For the sadly uninitiated, DBUK — who have just released Songs Nine Through Sixteen, the follow up to their debut release Songs One Through Eight — consists of the four core members of Denver’s Slim Cessna’s Auto Club, Munly J Munly, Slim Cessna, Lord Dwight Pentacost and Rebecca Vera. SCAC have spent the last two decades honing a lethal mix of country blues, gospel shouting, rock & roll and folk, becoming one of the best-known, critically acclaimed bands to rise from the musical community that brought forth 16 Horsepower and Wovenhand.

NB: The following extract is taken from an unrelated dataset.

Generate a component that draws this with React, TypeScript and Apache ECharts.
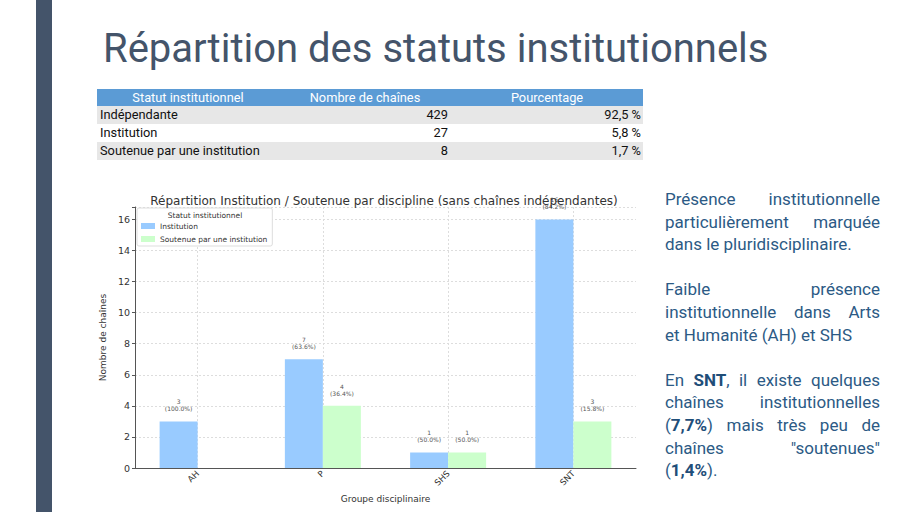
import React, { useEffect, useRef } from 'react';
import * as echarts from 'echarts';

// données du graphique
const categories = ['AH', 'P', 'SHS', 'SNT'];
const institution = [3, 7, 1, 16];
const soutenue = [0, 4, 1, 3];

// données du tableau
const statuts = ['Indépendante', 'Institution', 'Soutenue par une institution'];
const nombres = [429, 27, 8];
const pourcentages = ['92,5 %', '5,8 %', '1,7 %'];

const SLATE = '#44546a';
const TEXT_BLUE = '#2c5a85';

const BarChart: React.FC = () => {
  const chartRef = useRef<HTMLDivElement>(null);

  useEffect(() => {
    if (!chartRef.current) return;
    const chart = echarts.init(chartRef.current, undefined, { renderer: 'svg' });

    // étiquette "n (xx.x%)" au-dessus de chaque barre, rien pour 0
    const labelFor = (p: any) => {
      const v = Number(p.value);
      if (v === 0) return '';
      const total = institution[p.dataIndex] + soutenue[p.dataIndex];
      return `${v}\n(${((v / total) * 100).toFixed(1)}%)`;
    };

    const font = 'DejaVu Sans, sans-serif';

    const barLabel = {
      show: true,
      position: 'top' as const,
      distance: 9,
      fontSize: 6,
      lineHeight: 7,
      color: '#555',
      formatter: labelFor
    };

    const option: echarts.EChartsOption = {
      animation: false,
      textStyle: { fontFamily: font },
      // titre centré sur la zone de tracé (div symétrique autour d'elle)
      title: {
        text: 'Répartition Institution / Soutenue par discipline (sans chaînes indépendantes)',
        left: 'center',
        top: 10,
        textStyle: { fontSize: 12, fontWeight: 'normal', color: '#333', fontFamily: font }
      },
      legend: {
        data: ['Institution', 'Soutenue par une institution'],
        orient: 'vertical',
        left: 47,
        top: 28,
        padding: [14, 5, 3, 4],
        itemWidth: 14,
        itemHeight: 6,
        itemGap: 5,
        icon: 'rect',
        borderColor: '#ddd',
        borderWidth: 1,
        borderRadius: 2,
        backgroundColor: '#fff',
        textStyle: { fontSize: 7.5, color: '#333', fontFamily: font }
      },
      graphic: [
        {
          type: 'text',
          x: 115,
          y: 35,
          z: 100,
          style: {
            text: 'Statut institutionnel',
            fontSize: 7.5,
            fill: '#333',
            fontFamily: font,
            textAlign: 'center',
            textVerticalAlign: 'middle'
          }
        }
      ],
      grid: { left: 42, right: 42, top: 27, bottom: 44 },
      xAxis: {
        type: 'category',
        data: categories,
        name: 'Groupe disciplinaire',
        nameLocation: 'middle',
        nameGap: 26,
        nameTextStyle: { fontSize: 9, color: '#333' },
        axisLine: { lineStyle: { color: '#555' } },
        axisTick: { alignWithLabel: true, length: 3, lineStyle: { color: '#555' } },
        axisLabel: { rotate: 45, fontSize: 8.5, color: '#333', margin: 4 },
        splitLine: {
          show: true,
          alignWithLabel: true,
          lineStyle: { color: '#ddd', type: [2, 2] }
        } as any
      },
      yAxis: {
        type: 'value',
        min: 0,
        max: 16.8,
        interval: 2,
        name: 'Nombre de chaînes',
        nameLocation: 'middle',
        nameGap: 18,
        nameTextStyle: { fontSize: 9, color: '#333' },
        axisLine: { show: true, lineStyle: { color: '#555' } },
        axisTick: { show: true, length: 3, lineStyle: { color: '#555' } },
        axisLabel: {
          fontSize: 9.5,
          color: '#333',
          margin: 5,
          formatter: (v: number) => (v % 2 === 0 ? String(v) : '')
        },
        splitLine: { lineStyle: { color: '#ddd', type: [2, 2] } }
      },
      series: [
        {
          name: 'Institution',
          type: 'bar',
          data: institution,
          barWidth: 38,
          barGap: '0%',
          itemStyle: { color: '#99cbff' },
          label: barLabel
        },
        {
          name: 'Soutenue par une institution',
          type: 'bar',
          data: soutenue,
          barWidth: 38,
          barGap: '0%',
          itemStyle: { color: '#ccffcc' },
          label: barLabel
        }
      ]
    };

    chart.setOption(option);
    return () => chart.dispose();
  }, []);

  return (
    <div
      ref={chartRef}
      style={{ position: 'absolute', left: 90, top: 180, width: 588, height: 332 }}
    />
  );
};

const JLine: React.FC<{ last?: boolean; children: React.ReactNode }> = ({ last, children }) => (
  <div
    style={{
      textAlign: last ? 'left' : 'justify',
      textAlignLast: last ? 'left' : 'justify',
      whiteSpace: 'nowrap'
    } as React.CSSProperties}
  >
    {children}
  </div>
);

const B: React.FC<{ children: React.ReactNode }> = ({ children }) => (
  <b style={{ color: '#1f4e79' }}>{children}</b>
);

const App: React.FC = () => {
  const cell: React.CSSProperties = { padding: '0 3px', height: 18, lineHeight: '18px' };
  const head: React.CSSProperties = { ...cell, height: 17, lineHeight: '17px', fontWeight: 'normal' };
  return (
    <div
      style={{
        position: 'fixed',
        left: 0,
        top: 0,
        width: 910,
        height: 512,
        background: '#fff',
        overflow: 'hidden',
        fontFamily: 'Roboto, sans-serif'
      }}
    >
      <div style={{ position: 'absolute', left: 36, top: 0, width: 16, height: 512, background: SLATE }} />
      <div
        style={{
          position: 'absolute',
          left: 103,
          top: 25,
          fontSize: 40,
          color: SLATE,
          lineHeight: '48px',
          whiteSpace: 'nowrap'
        }}
      >
        Répartition des statuts institutionnels
      </div>

      <table
        style={{
          position: 'absolute',
          left: 97,
          top: 89,
          width: 546,
          borderCollapse: 'collapse',
          fontSize: 12.8,
          color: '#111',
          tableLayout: 'fixed'
        }}
      >
        <thead>
          <tr style={{ background: '#5b9bd5', color: '#fff' }}>
            <th style={{ ...head, width: 176 }}>Statut institutionnel</th>
            <th style={{ ...head, width: 166 }}>Nombre de chaînes</th>
            <th style={head}>Pourcentage</th>
          </tr>
        </thead>
        <tbody>
          {statuts.map((s, i) => (
            <tr key={s} style={{ background: i % 2 === 0 ? '#e7e7e7' : '#fff' }}>
              <td style={{ ...cell, textAlign: 'left' }}>{s}</td>
              <td style={{ ...cell, textAlign: 'right' }}>{nombres[i]}</td>
              <td style={{ ...cell, textAlign: 'right', paddingRight: 2 }}>{pourcentages[i]}</td>
            </tr>
          ))}
        </tbody>
      </table>

      <BarChart />

      <div
        style={{
          position: 'absolute',
          left: 665,
          top: 188,
          width: 215,
          fontSize: 17,
          lineHeight: '22.6px',
          color: TEXT_BLUE
        }}
      >
        <JLine>Présence institutionnelle</JLine>
        <JLine>particulièrement marquée</JLine>
        <JLine last>dans le pluridisciplinaire.</JLine>
        <div style={{ height: 22.6 }} />
        <JLine>Faible présence</JLine>
        <JLine>institutionnelle dans Arts</JLine>
        <JLine last>et Humanité (AH) et SHS</JLine>
        <div style={{ height: 22.6 }} />
        <JLine>
          En <B>SNT</B>, il existe quelques
        </JLine>
        <JLine>chaînes institutionnelles</JLine>
        <JLine>
          (<B>7,7%</B>) mais très peu de
        </JLine>
        <JLine>chaînes "soutenues"</JLine>
        <JLine last>
          (<B>1,4%</B>).
        </JLine>
      </div>
    </div>
  );
};

export default App;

DBUK exists on it’s own musical plane. Haunting, warped murder ballads come with a louche, anti-spiritual cast. Limerence and longing co-exist with casual cruelty in compositions that feature a remarkable amount of detail of the natural world; they often begin sparingly, building into an ecstatic reverberation of instruments and voices.

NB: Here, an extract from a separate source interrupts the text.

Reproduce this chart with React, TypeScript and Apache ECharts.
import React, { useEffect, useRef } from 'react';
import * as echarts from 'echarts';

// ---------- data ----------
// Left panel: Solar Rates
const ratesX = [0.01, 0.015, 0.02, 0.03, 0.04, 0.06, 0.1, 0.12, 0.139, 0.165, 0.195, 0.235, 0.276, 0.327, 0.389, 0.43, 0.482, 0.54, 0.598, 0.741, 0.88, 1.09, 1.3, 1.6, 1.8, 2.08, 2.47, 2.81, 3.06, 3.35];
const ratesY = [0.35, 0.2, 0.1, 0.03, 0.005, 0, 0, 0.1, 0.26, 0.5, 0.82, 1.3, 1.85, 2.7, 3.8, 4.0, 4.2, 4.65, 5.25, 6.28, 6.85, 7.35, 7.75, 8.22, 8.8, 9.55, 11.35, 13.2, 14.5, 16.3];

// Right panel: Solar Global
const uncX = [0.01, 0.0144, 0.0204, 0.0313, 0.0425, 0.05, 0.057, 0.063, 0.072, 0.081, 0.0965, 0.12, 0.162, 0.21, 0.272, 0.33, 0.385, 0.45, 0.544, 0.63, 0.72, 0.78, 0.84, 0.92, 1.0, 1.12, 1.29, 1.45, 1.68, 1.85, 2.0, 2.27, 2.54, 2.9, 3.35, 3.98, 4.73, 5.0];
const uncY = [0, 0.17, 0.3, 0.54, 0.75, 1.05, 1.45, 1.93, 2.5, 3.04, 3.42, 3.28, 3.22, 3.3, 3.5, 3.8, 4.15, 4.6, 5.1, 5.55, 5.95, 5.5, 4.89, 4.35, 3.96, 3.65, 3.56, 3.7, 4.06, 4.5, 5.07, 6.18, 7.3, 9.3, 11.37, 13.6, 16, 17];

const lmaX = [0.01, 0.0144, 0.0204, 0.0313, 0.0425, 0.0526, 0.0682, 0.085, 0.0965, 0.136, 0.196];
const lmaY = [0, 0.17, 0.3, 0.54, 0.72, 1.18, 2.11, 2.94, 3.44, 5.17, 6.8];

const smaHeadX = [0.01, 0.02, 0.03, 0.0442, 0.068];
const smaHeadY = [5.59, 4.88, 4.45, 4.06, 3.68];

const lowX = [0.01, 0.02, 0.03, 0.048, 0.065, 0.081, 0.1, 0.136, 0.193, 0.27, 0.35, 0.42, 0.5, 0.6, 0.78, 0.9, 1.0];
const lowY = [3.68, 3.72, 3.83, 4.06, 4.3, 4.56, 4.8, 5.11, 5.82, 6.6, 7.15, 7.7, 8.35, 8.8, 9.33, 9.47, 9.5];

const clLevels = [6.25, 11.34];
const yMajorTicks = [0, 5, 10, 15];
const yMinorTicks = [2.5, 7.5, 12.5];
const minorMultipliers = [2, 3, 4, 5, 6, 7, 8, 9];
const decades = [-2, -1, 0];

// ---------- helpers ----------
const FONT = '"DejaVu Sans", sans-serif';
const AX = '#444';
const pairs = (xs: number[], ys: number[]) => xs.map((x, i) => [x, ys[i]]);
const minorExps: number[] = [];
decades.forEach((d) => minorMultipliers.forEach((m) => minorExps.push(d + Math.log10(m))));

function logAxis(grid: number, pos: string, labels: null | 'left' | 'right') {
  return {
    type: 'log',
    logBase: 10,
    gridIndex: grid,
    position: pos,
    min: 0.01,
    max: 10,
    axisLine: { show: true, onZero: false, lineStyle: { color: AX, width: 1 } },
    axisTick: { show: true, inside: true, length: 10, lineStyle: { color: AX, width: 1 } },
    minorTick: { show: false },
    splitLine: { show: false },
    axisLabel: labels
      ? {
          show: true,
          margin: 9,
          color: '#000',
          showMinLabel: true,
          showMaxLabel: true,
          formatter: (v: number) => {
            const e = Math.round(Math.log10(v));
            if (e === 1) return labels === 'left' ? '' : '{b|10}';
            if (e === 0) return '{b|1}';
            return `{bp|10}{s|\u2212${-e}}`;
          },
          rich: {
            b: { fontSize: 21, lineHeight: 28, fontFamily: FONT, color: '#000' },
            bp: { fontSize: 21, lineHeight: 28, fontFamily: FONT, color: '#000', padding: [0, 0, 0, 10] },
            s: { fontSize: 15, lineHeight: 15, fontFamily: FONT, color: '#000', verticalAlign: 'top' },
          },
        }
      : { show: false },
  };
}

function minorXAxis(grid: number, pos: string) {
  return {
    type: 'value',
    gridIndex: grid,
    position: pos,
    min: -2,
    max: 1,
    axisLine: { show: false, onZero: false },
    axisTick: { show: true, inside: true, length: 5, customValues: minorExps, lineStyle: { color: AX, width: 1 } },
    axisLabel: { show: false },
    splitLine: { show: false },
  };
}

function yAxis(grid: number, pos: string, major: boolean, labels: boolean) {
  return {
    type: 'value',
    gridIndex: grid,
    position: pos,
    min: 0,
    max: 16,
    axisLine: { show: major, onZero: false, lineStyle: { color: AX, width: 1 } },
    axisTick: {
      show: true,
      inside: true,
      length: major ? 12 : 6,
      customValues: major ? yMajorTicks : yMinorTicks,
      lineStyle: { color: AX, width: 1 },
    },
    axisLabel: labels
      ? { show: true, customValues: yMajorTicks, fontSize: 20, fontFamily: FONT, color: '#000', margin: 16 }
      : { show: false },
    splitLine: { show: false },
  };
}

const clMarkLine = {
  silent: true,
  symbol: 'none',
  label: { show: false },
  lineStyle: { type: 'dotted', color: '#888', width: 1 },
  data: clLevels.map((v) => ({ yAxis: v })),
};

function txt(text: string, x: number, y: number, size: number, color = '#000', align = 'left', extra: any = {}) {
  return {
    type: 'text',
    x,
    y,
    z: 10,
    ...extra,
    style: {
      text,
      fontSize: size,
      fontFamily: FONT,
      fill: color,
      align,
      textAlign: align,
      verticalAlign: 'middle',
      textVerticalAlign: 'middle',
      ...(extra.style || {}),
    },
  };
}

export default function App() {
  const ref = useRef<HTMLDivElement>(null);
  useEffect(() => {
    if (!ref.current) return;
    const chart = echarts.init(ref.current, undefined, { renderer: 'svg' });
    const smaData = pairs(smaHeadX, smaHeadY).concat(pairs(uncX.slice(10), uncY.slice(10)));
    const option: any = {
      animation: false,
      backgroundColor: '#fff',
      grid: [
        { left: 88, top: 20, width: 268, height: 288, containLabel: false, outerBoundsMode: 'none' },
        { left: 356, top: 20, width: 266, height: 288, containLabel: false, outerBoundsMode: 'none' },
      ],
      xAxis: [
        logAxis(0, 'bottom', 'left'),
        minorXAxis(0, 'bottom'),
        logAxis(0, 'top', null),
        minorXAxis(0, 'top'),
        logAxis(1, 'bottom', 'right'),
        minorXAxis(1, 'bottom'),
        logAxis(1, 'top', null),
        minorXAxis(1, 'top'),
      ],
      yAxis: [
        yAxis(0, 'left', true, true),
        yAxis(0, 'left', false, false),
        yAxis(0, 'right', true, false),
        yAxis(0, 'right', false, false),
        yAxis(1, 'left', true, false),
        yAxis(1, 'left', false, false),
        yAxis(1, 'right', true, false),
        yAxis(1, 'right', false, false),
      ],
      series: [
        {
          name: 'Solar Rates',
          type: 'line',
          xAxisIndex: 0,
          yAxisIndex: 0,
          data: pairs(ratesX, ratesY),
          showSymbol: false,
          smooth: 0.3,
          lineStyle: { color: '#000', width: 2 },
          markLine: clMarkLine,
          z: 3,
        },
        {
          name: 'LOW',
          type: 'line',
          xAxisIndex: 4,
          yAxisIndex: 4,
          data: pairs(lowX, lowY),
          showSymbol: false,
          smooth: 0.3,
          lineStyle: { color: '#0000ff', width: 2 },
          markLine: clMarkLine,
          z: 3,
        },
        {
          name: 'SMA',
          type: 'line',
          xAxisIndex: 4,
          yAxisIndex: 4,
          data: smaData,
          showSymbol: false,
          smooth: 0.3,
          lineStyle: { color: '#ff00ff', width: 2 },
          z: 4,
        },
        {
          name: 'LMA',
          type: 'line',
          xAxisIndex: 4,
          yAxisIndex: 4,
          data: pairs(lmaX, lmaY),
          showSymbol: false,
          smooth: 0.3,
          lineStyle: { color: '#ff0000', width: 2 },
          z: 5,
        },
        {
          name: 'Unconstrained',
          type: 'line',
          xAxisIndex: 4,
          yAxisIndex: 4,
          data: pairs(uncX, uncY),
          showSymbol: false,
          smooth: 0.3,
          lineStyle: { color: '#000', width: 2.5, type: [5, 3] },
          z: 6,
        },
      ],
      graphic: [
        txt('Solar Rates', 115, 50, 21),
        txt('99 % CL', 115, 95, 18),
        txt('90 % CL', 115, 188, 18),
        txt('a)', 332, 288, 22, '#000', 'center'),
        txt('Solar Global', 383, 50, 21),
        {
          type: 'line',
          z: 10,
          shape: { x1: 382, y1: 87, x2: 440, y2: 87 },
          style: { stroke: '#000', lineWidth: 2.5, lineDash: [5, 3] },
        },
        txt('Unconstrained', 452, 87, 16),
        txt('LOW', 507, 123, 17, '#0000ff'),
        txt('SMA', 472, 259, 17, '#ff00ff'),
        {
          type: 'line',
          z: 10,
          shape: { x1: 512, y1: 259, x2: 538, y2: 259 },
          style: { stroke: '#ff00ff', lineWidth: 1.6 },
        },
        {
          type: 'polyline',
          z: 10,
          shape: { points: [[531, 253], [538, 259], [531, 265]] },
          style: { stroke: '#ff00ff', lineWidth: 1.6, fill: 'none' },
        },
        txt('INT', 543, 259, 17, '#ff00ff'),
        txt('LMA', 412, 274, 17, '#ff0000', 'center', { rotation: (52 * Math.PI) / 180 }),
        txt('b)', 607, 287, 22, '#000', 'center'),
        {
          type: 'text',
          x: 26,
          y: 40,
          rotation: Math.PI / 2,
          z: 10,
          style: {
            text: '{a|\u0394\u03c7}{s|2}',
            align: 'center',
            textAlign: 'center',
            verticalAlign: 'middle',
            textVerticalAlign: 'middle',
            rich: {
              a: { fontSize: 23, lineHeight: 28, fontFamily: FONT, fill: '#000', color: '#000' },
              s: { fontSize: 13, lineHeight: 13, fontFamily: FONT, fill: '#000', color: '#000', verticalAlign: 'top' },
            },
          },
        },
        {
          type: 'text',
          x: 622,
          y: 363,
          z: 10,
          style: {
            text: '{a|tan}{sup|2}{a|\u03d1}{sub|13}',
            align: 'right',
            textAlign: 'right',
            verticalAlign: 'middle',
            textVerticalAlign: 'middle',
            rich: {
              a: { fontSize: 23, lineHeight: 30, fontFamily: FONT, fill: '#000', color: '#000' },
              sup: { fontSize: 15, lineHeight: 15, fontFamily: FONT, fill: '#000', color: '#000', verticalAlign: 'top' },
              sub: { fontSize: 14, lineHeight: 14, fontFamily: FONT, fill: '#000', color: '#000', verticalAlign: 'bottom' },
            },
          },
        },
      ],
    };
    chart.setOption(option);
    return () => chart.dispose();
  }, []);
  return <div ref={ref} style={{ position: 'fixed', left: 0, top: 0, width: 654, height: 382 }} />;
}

Reverb and shake rattles abound, lending a spaghetti western vibe on songs written by Munly J Munly, whose dark humor fills the record lest anyone mistake the menace for malice.

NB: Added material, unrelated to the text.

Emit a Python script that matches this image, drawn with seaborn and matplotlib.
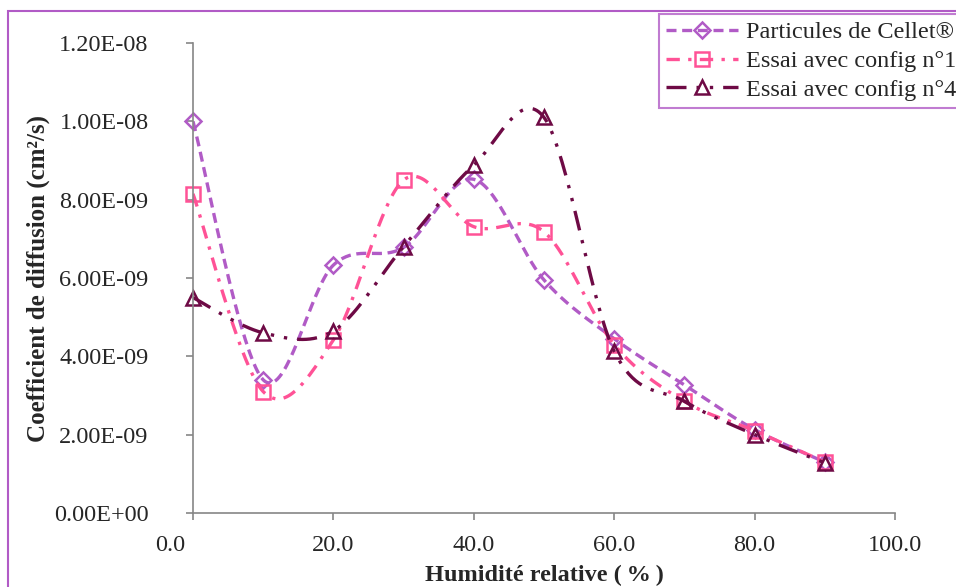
import numpy as np
import pandas as pd
import seaborn as sns
import matplotlib.pyplot as plt
from matplotlib.lines import Line2D
from matplotlib.patches import Rectangle
from matplotlib.ticker import FuncFormatter
from matplotlib.transforms import ScaledTranslation

# humidite relative (%)
hr = [0, 10, 20, 30, 40, 50, 60, 70, 80, 90]

# coefficient de diffusion (cm2/s)
cellet = [1.00e-8, 3.40e-9, 6.33e-9, 6.78e-9, 8.52e-9, 5.95e-9, 4.45e-9, 3.27e-9, 2.13e-9, 1.30e-9]
config1 = [8.15e-9, 3.10e-9, 4.42e-9, 8.50e-9, 7.31e-9, 7.18e-9, 4.30e-9, 2.85e-9, 2.10e-9, 1.30e-9]
config4 = [5.50e-9, 4.60e-9, 4.65e-9, 6.80e-9, 8.88e-9, 1.01e-8, 4.13e-9, 2.85e-9, 2.00e-9, 1.28e-9]

labels = ['Particules de Cellet®', 'Essai avec config n°1', 'Essai avec config n°4']
colors = ['#B15BC6', '#FF5296', '#6E0A45']
markers = ['D', 's', '^']
dashes = [(3.0, 1.7), (4, 2.5, 1, 2.5), (6, 3, 1, 3, 1, 3)]

xticks = [0, 20, 40, 60, 80, 100]
yticks = [0, 2e-9, 4e-9, 6e-9, 8e-9, 1e-8, 1.2e-8]


def smooth(x, y, n=40):
    # bezier "courbe lissee" like excel (catmull-rom control points)
    x = np.asarray(x, float)
    y = np.asarray(y, float)
    px = np.concatenate([[x[0]], x, [x[-1]]])
    py = np.concatenate([[y[0]], y, [y[-1]]])
    xs, ys = [], []
    t = np.linspace(0, 1, n)
    for i in range(1, len(px) - 2):
        p0 = np.array([px[i], py[i]])
        p3 = np.array([px[i + 1], py[i + 1]])
        p1 = p0 + (np.array([px[i + 1], py[i + 1]]) - np.array([px[i - 1], py[i - 1]])) / 6
        p2 = p3 - (np.array([px[i + 2], py[i + 2]]) - np.array([px[i], py[i]])) / 6
        b = ((1 - t) ** 3)[:, None] * p0 + (3 * (1 - t) ** 2 * t)[:, None] * p1 \
            + (3 * (1 - t) * t ** 2)[:, None] * p2 + (t ** 3)[:, None] * p3
        xs.extend(b[:, 0])
        ys.extend(b[:, 1])
    return xs, ys


sns.set_style('white')
plt.rcParams['font.family'] = ['Liberation Serif', 'DejaVu Serif']

fig = plt.figure(figsize=(9.56, 5.87), dpi=100)
ax = fig.add_axes([193 / 956, 1 - 513 / 587, (895 - 193) / 956, (513 - 43) / 587])

handles = []
for serie, lab, col, mk, ds in zip([cellet, config1, config4], labels, colors, markers, dashes):
    sx, sy = smooth(hr, serie)
    df = pd.DataFrame({'x': sx, 'y': sy})
    sns.lineplot(data=df, x='x', y='y', sort=False, estimator=None, ax=ax,
                 color=col, lw=2.4, dashes=False)
    ax.lines[-1].set_dashes(ds)
    ms = 8.5 if mk == 'D' else 10.5
    ax.plot(hr, serie, linestyle='none', marker=mk, ms=ms, mfc='none', mec=col, mew=1.8, clip_on=False)
    handles.append(Line2D([], [], color=col, lw=2.4, dashes=ds, marker=mk, ms=ms,
                          mfc='none', mec=col, mew=1.8))

ax.set_xlim(0, 100)
ax.set_ylim(0, 1.2e-8)
ax.set_xticks(xticks)
ax.set_yticks(yticks)
ax.xaxis.set_major_formatter(FuncFormatter(lambda v, p: f'{v:.1f}'))
ax.yaxis.set_major_formatter(FuncFormatter(lambda v, p: f'{v:.2E}'))
ax.tick_params(axis='both', direction='out', length=5, width=1.2, color='#868686',
               labelsize=17.5, bottom=True, left=True)
ax.tick_params(axis='x', pad=11)
ax.tick_params(axis='y', pad=27)
for s in ['top', 'right']:
    ax.spines[s].set_visible(False)
for s in ['left', 'bottom']:
    ax.spines[s].set_color('#868686')
    ax.spines[s].set_linewidth(1.2)

# excel pushes the "0.0" label left of the axis
t0 = ax.xaxis.get_major_ticks()[0]
t0.label1.set_transform(t0.label1.get_transform() + ScaledTranslation(-0.23, 0, fig.dpi_scale_trans))

ax.set_xlabel('Humidité relative (\u2009%\u2009)', fontsize=17.5, fontweight='bold', labelpad=6)
ax.set_ylabel('Coefficient de diffusion (cm²/s)', fontsize=18, fontweight='bold', labelpad=3)

leg = fig.legend(handles, labels, loc='upper left', bbox_to_anchor=(659 / 956, 1 - 14 / 587),
                 fontsize=17.5, frameon=True, fancybox=False, handlelength=2.95,
                 handletextpad=0.35, borderpad=0.3, labelspacing=0.28, borderaxespad=0)
leg.get_frame().set_edgecolor('#B15BC6')
leg.get_frame().set_linewidth(1.5)

# chart area border (cut by the image on the right and bottom)
fig.patches.append(Rectangle((8 / 956, -0.2), 1.2, 1.2 - 11 / 587, transform=fig.transFigure,
                             fill=False, ec='#B15BC6', lw=1.5))

fig.savefig('out.png', dpi=100)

On the first single, “In San Francisco Bay”, melodica unwinds a tango melody combined with four-part vocals, hopscotched by truly demented chants. The arrangements on Songs Nine Through Sixteen are complex, layered, menacing and gorgeous. Standouts include “From the Estate of John Denver”, “Bonnie Clyde the Big Bull Hen of the Women’s Prison”, “Deerslayer” and “The Misrepresentation of the Thompson Gun”; the latter wouldn’t have been out of place on the standout Nick Cave album Murder Ballads.